16 October, 2020
Team17 have been oddly consistent in the rogue-like genre as of late. From the wacky Down Under to the simple but effective Neon Abyss, this publisher has solidified themselves as a team that knows what they are looking for. Crown Trick attempts to offer something a little bit unique but will Team17’s royalty fail or can this be their crown jewel?
What might hit you first upon booting up Crown Trick is its excellent pixel art aesthetic. There’s a wonderful little opening cinematic with fluid animation, a cute cast and a rather intriguing story, which introduces protagonist Elle and her magic shapeshifting crown, trapped in a dungeon and faced with a snarly little monster reminiscent of the pigs from Angry Birds. This great little animation sets up the rogue-like mechanic well. After each death, you are whisked up and brought back home to your throne. This is the “crown trick.”
Like all rogue-likes, there is a cyclical nature to Crown Trick. Before meeting the omniscient talking crown, Elle is informed she is inextricably walking the plane between dream and reality. What type of dream Crown Trick might be is dependant on your knowledge, skill and, most importantly, patience. You will die and rise again a lot throughout your time in Crown Trick and that’s just part of how it works. After making a pact with the crown to continue exploring your dreams, you may take on your first run.

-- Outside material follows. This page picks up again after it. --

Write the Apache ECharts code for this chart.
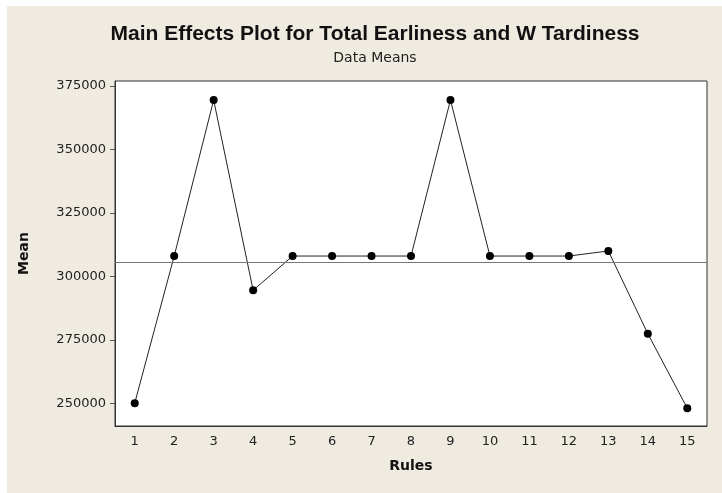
<html>
<head>
<meta charset="utf-8" />
<title>Main Effects Plot</title>
<script type="text/javascript" src="https://cdn.jsdelivr.net/npm/echarts@6/dist/echarts.min.js"></script>
<style>
	html, body {
		margin: 0;
		padding: 0;
		background: #efebe1;
		overflow: hidden;
	}
	#main {
		width: 722px;
		height: 493px;
	}
</style>
</head>
<body>
<div id="main"></div>
<script type="text/javascript">
	// rules 1..15 and their data means
	var rules = ['1', '2', '3', '4', '5', '6', '7', '8', '9', '10', '11', '12', '13', '14', '15'];
	var means = [250000, 308000, 369500, 294500, 308000, 308000, 308000, 308000, 369500, 308000, 308000, 308000, 310000, 277400, 248000];
	var yTicks = [250000, 275000, 300000, 325000, 350000, 375000];

	var chart = echarts.init(document.getElementById('main'));
	var option = {
		backgroundColor: '#efebe1',
		animation: false,
		graphic: [
			{ type: 'rect', left: 0, top: 0, shape: { width: 722, height: 6 }, style: { fill: '#ffffff' } },
			{ type: 'rect', left: 0, top: 0, shape: { width: 7, height: 493 }, style: { fill: '#ffffff' } }
		],
		title: {
			text: 'Main Effects Plot for Total Earliness and W Tardiness',
			subtext: 'Data Means',
			left: 370,
			textAlign: 'center',
			top: 19,
			itemGap: 6,
			textStyle: { fontFamily: 'Liberation Sans', fontWeight: 'bold', fontSize: 21, color: '#111' },
			subtextStyle: { fontFamily: 'DejaVu Sans', fontSize: 14, color: '#222' }
		},
		grid: {
			left: 115,
			right: 15,
			top: 81,
			bottom: 67,
			show: true,
			backgroundColor: '#ffffff',
			borderColor: '#333',
			borderWidth: 1
		},
		xAxis: {
			type: 'category',
			data: rules,
			boundaryGap: true,
			name: 'Rules',
			nameLocation: 'middle',
			nameGap: 33,
			nameTextStyle: { fontFamily: 'DejaVu Sans', fontWeight: 'bold', fontSize: 14, color: '#111' },
			axisLine: { lineStyle: { color: '#333' } },
			axisTick: { alignWithLabel: true, length: 5, lineStyle: { color: '#555' } },
			axisLabel: { fontFamily: 'DejaVu Sans', fontSize: 13, color: '#222', margin: 9 },
			splitLine: { show: false }
		},
		yAxis: {
			type: 'value',
			min: 241000,
			max: 377000,
			name: 'Mean',
			nameLocation: 'middle',
			nameGap: 84,
			nameTextStyle: { fontFamily: 'DejaVu Sans', fontWeight: 'bold', fontSize: 14, color: '#111' },
			axisLine: { show: true, lineStyle: { color: '#333' } },
			axisTick: { show: true, length: 5, customValues: yTicks, lineStyle: { color: '#555' } },
			axisLabel: {
				fontFamily: 'DejaVu Sans', fontSize: 13, color: '#222', margin: 9,
				customValues: yTicks,
				formatter: function (v) { return String(v); }
			},
			splitLine: { show: false }
		},
		series: [{
			type: 'line',
			data: means,
			symbol: 'circle',
			symbolSize: 8,
			itemStyle: { color: '#000' },
			lineStyle: { color: '#222', width: 1 },
			markLine: {
				silent: true,
				symbol: 'none',
				label: { show: false },
				lineStyle: { color: '#777', width: 1, type: 'solid' },
				data: [{ type: 'average' }]
			}
		}]
	};
	chart.setOption(option);
</script>
</body>
</html>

Crown Trick’s gameplay is not that of a traditional rogue-like. It actually feels a little closer to a tactical RPG like Fire Emblem crossed with Crypt of the Necrodancer. This comparison may seem a little strange initially but it’ll make sense as you get more familiar. All rooms fit into a system of tiles. Moving up, down, left or right moves you by the same amount each time to give a layer of tacticality to each encounter. Moves also have a certain rhythm. As you move, so too do your enemies. This means you can make predictions based on your knowledge of enemies, their attack types and the way they move. Weapons like spears can hit two blocks ahead of you where guns will hit four. Guns need reloading every now and then taking up a precious turn. Every weapon and choice has an adequate opportunity cost really making you agonise over your decisions. This means there is a lot of room to learn, perfect and practice.

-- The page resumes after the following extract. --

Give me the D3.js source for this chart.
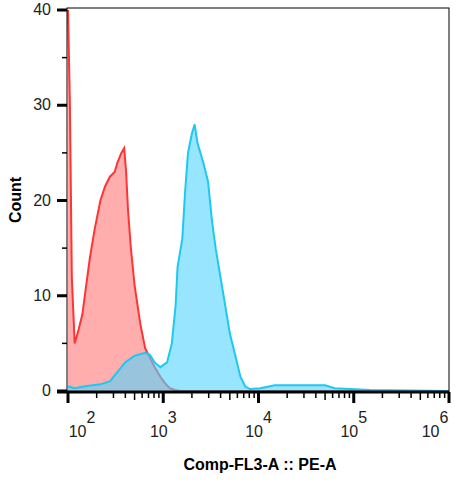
<!DOCTYPE html>
<html><head><meta charset="utf-8">
<script src="https://cdn.jsdelivr.net/npm/d3@7"></script>
<style>body{margin:0;background:#fff}text{font-family:"Liberation Sans",Arial,sans-serif}</style>
</head><body><svg id="c" width="469" height="484"></svg>
<script>
// log10 of intensity
const redLog = [2.00,2.02,2.04,2.07,2.10,2.15,2.19,2.23,2.28,2.34,2.39,2.44,2.49,2.52,2.56,2.59,2.61,2.63,2.66,2.70,2.76,2.81,2.86,2.91,2.97,3.02,3.07,3.12,3.18,6.0];
const redCount = [40,30,12,5,6,8,11,14,17,20,21.5,22.5,23,24,25,25.5,23,19,15,11,7,4.5,3.5,2.5,1.5,0.8,0.3,0.1,0,0];
const blueLog = [2.00,2.07,2.18,2.34,2.44,2.52,2.60,2.70,2.81,2.86,2.91,2.97,3.04,3.09,3.13,3.15,3.20,3.23,3.26,3.30,3.33,3.36,3.42,3.47,3.51,3.55,3.60,3.65,3.70,3.75,3.81,3.86,3.91,4.02,4.17,4.44,4.70,4.80,5.17,6.0];
const blueCount = [0.5,0.3,0.5,0.7,1,2,3,3.7,4,3.8,3,2.5,3,5,9,13,16,21,25,27,28,26,24,22,18,15,12,9,6,4,1.5,0.5,0.2,0.3,0.6,0.6,0.6,0.3,0.1,0];
const yTicks = [0,10,20,30,40];
const xExp = [2,3,4,5,6];

const svg = d3.select("#c");
const L=67,R=449,T=8,B=392;
const x = d3.scaleLog().domain([1e2,1e6]).range([L+1,R]);
const y = d3.scaleLinear().domain([0,40]).range([B-1,10]);

function draw(lg,cnt,fill,stroke,op){
  const d = lg.map((v,i)=>[Math.pow(10,v),cnt[i]]);
  svg.append("path").datum(d).attr("fill",fill).attr("fill-opacity",op)
    .attr("d",d3.area().x(p=>x(p[0])).y0(y(0)).y1(p=>y(p[1])));
  svg.append("path").datum(d).attr("fill","none").attr("stroke",stroke).attr("stroke-width",2)
    .attr("d",d3.line().x(p=>x(p[0])).y(p=>y(p[1])));
}
draw(redLog,redCount,"#FFADAD","#FF3535",1);
draw(blueLog,blueCount,"#54D4FF","#1EC8F0",0.6);

svg.append("rect").attr("x",L).attr("y",T).attr("width",R-L).attr("height",B-T)
  .attr("fill","none").attr("stroke","#000").attr("stroke-width",1);

// y ticks
d3.range(0,41,5).forEach(v=>{
  const maj = v%10===0;
  svg.append("line").attr("x1",maj?57:62).attr("x2",L).attr("y1",y(v)).attr("y2",y(v))
    .attr("stroke","#000").attr("stroke-width",maj?3:1.5);
});
yTicks.forEach(v=>svg.append("text").attr("x",51).attr("y",y(v)+5).attr("text-anchor","end")
  .attr("font-size",16).attr("fill","#222").text(v));
svg.append("line").attr("x1",57).attr("x2",R).attr("y1",B).attr("y2",B).attr("stroke","#000").attr("stroke-width",3);

// x ticks
xExp.forEach((e,i)=>{
  svg.append("line").attr("x1",x(10**e)).attr("x2",x(10**e)).attr("y1",B).attr("y2",B+11)
    .attr("stroke","#000").attr("stroke-width",3);
  if(i<xExp.length-1) for(let k=2;k<10;k++){
    const px=x(k*10**e);
    svg.append("line").attr("x1",px).attr("x2",px).attr("y1",B).attr("y2",B+(k===5?8:6))
      .attr("stroke","#000").attr("stroke-width",1.5);
  }
  let cx = Math.min(Math.max(x(10**e),82),435);
  const t = svg.append("text").attr("x",cx).attr("y",437).attr("text-anchor","middle")
    .attr("font-size",16).attr("fill","#222");
  t.append("tspan").text("10");
  t.append("tspan").attr("dy",-14).attr("font-size",16).text(e);
});

svg.append("text").attr("x",260).attr("y",470).attr("text-anchor","middle")
  .attr("font-size",16).attr("font-weight","bold").text("Comp-FL3-A :: PE-A");
svg.append("text").attr("transform","translate(21,200) rotate(-90)").attr("text-anchor","middle")
  .attr("font-size",16).attr("font-weight","bold").text("Count");
</script></body></html>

As well as the innate sense of progression Crown Trick’s gameplay instils, there are multiple progression systems in-game that can upgrade things like your potions, inventory and choices through NPCs. As you explore each run, you will start to recruit people back to the “Hall of Reincarnation”, the place you respawn. You can spend Soul Shards picked up from enemies through various characters, all of which favours a certain part of your run. One might focus on your currency where another wants to stock you up on potions. They get very expensive, making progression slow quite early in the game. As well as long term progression, items like gold and keys help you from run to run. Gold can be spent in shops or used for gambling in order to get new weapons or perks. Collectable keys can be used to open locked areas or rooms.

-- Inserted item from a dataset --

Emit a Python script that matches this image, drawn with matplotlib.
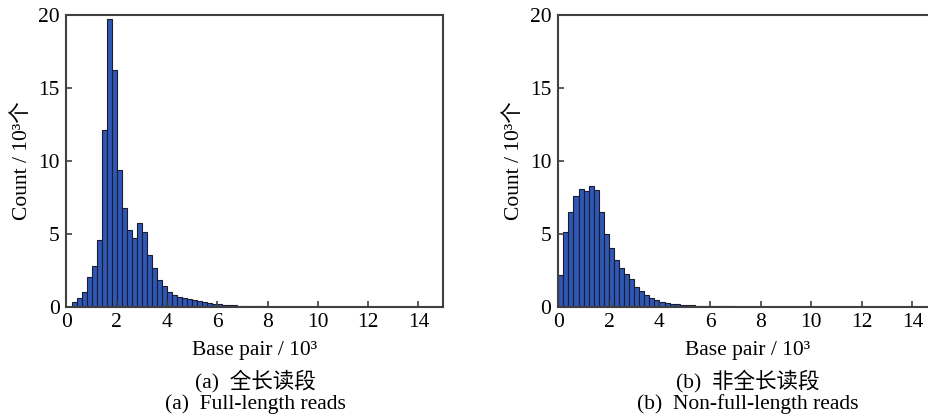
import numpy as np
import matplotlib
matplotlib.use("Agg")
import matplotlib.pyplot as plt

# ---- data (counts in 10^3, bins of 0.2 x 10^3 bp starting at 0) ----
bin_width = 0.2
full_counts = [0.0, 0.32, 0.59, 1.0, 2.05, 2.8, 4.6, 12.1, 19.7, 16.2,
               9.4, 6.75, 5.25, 4.7, 5.73, 5.16, 3.56, 2.65, 1.87, 1.44,
               1.03, 0.84, 0.71, 0.62, 0.55, 0.48, 0.39, 0.32, 0.27, 0.23,
               0.18, 0.16, 0.14, 0.11, 0.09, 0.08, 0.06, 0.05, 0.04, 0.04,
               0.03, 0.03]
nonfull_counts = [2.22, 5.16, 6.5, 7.57, 8.07, 7.96, 8.28, 8.03, 6.54, 4.98,
                  4.04, 3.21, 2.68, 2.27, 1.9, 1.38, 1.1, 0.8, 0.62, 0.46,
                  0.34, 0.28, 0.23, 0.2, 0.16, 0.14, 0.11, 0.1, 0.08, 0.07,
                  0.06, 0.05, 0.05, 0.04, 0.04, 0.03, 0.03, 0.03, 0.02, 0.02,
                  0.02, 0.02, 0.02, 0.01, 0.01]
xticks = [0, 2, 4, 6, 8, 10, 12, 14]
yticks = [0, 5, 10, 15, 20]
xlabel = "Base pair / 10\u00b3"
ylabel = "Count / 10\u00b3个"
captions_cn = ["(a)  全长读段", "(b)  非全长读段"]
captions_en = ["(a)  Full-length reads", "(b)  Non-full-length reads"]

FONT = ["Liberation Serif", "Noto Sans CJK SC", "DejaVu Sans"]
plt.rcParams["font.family"] = FONT
FS = 15.5
plt.rcParams["font.size"] = FS

W, H = 929, 416
fig = plt.figure(figsize=(W / 100, H / 100), dpi=100)

def px_axes(x0, x1, y0, y1):
    return fig.add_axes([x0 / W, 1 - y1 / H, (x1 - x0) / W, (y1 - y0) / H])

ax1 = px_axes(66.5, 443.5, 15, 307)
ax2 = px_axes(558.3, 937.8, 15, 307)

spine_col = "#404040"
for i, (ax, counts) in enumerate([(ax1, full_counts), (ax2, nonfull_counts)]):
    left = np.arange(len(counts)) * bin_width
    ax.bar(left, counts, width=bin_width, align="edge",
           color="#2F58B4", edgecolor="#1b1b33", linewidth=0.8)
    ax.set_xlim(0, 15)
    ax.set_ylim(0, 20)
    ax.set_xticks(xticks)
    ax.set_yticks(yticks)
    ax.tick_params(direction="in", length=4, width=1.2, color=spine_col,
                   labelsize=FS, top=False, right=False)
    ax.tick_params(axis="x", pad=4.5)
    ax.tick_params(axis="y", pad=5)
    for s in ax.spines.values():
        s.set_color(spine_col)
        s.set_linewidth(1.5)
    ax.set_xlabel(xlabel, fontsize=FS, labelpad=6)
    ax.set_ylabel(ylabel, fontsize=FS, labelpad=4)
    ax.text(0.5, -0.252, captions_cn[i], transform=ax.transAxes,
            ha="center", va="center", fontsize=FS)
    ax.text(0.5, -0.332, captions_en[i], transform=ax.transAxes,
            ha="center", va="center", fontsize=FS)

fig.savefig("out.png", dpi=100)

Your moment to moment gameplay will be spent analysing rooms, watching your items and figuring out what works best for your current build, so to speak. Defeating each boss gives you the option of adding their special moves to your arsenal in future runs. These bosses include a mischievous scarecrow, a wind focused chicken and a variety of others. You can pick two to learn from each run giving you a total of four extra moves. Using them requires Mana and ends your current turn. They play around with environmental effects in cool ways. The dragon can spawn an exploding barrel that can be blown up. You can place this on a vent or pad to fire it across a room and into the face of an unsuspecting victim. There is a certain satisfaction to planning out every precise move without failure but sometimes that failure is what makes Crown Trick so fun. Spawning that barrel only to have it blasted right back at you adds a certain cheekiness to the game that is only accentuated by its freaky fever dream character design. Being followed around by anthropomorphic mops or fighting chickens adds a flair of fun that might have been lost without it.
Despite all it has going for it, Crown Trick is not a flawless game. It is rather slow due to its difficulty and limited progression. The floor design is also a little lacklustre making runs often feel very samey. It doesn’t have structured builds as strong as similar rogue-likes which kills just a bit more of its replayability. The majority of your runs will feel like fighting the same boss fight rather than playing a new character. Luckily, its theming and atmosphere add a great deal to keep you moving. The music goes from a chilling waltz in the Hall of Reincarnation to electronic ambient music in each floor. This and the creepy yet pretty visuals come together to make this strange trippy dreamlike quality to the entirety of Crown Trick, intentionally so. Even the boss fights have very light ominous music.
It seems that Crown Trick has a vision for itself above all else. At points, it chooses the harder path rather than the one that might work better. Sticking to relevant items, themes and gameplay decisions might limit it somewhat but it also makes the overall package much more appealing. Whilst not perfect, Crown Trick has managed to give a unique rogue-like experience to a genre oversaturated with copy-paste ideas.
A unique fever dream world and atmosphere
Nice tactical mechanics
Difficulty may put some off
Rather slow progression and limited floor design
While not perfect, Crown Trick has managed to give a unique rogue-like experience to a genre oversaturated with copy-paste ideas.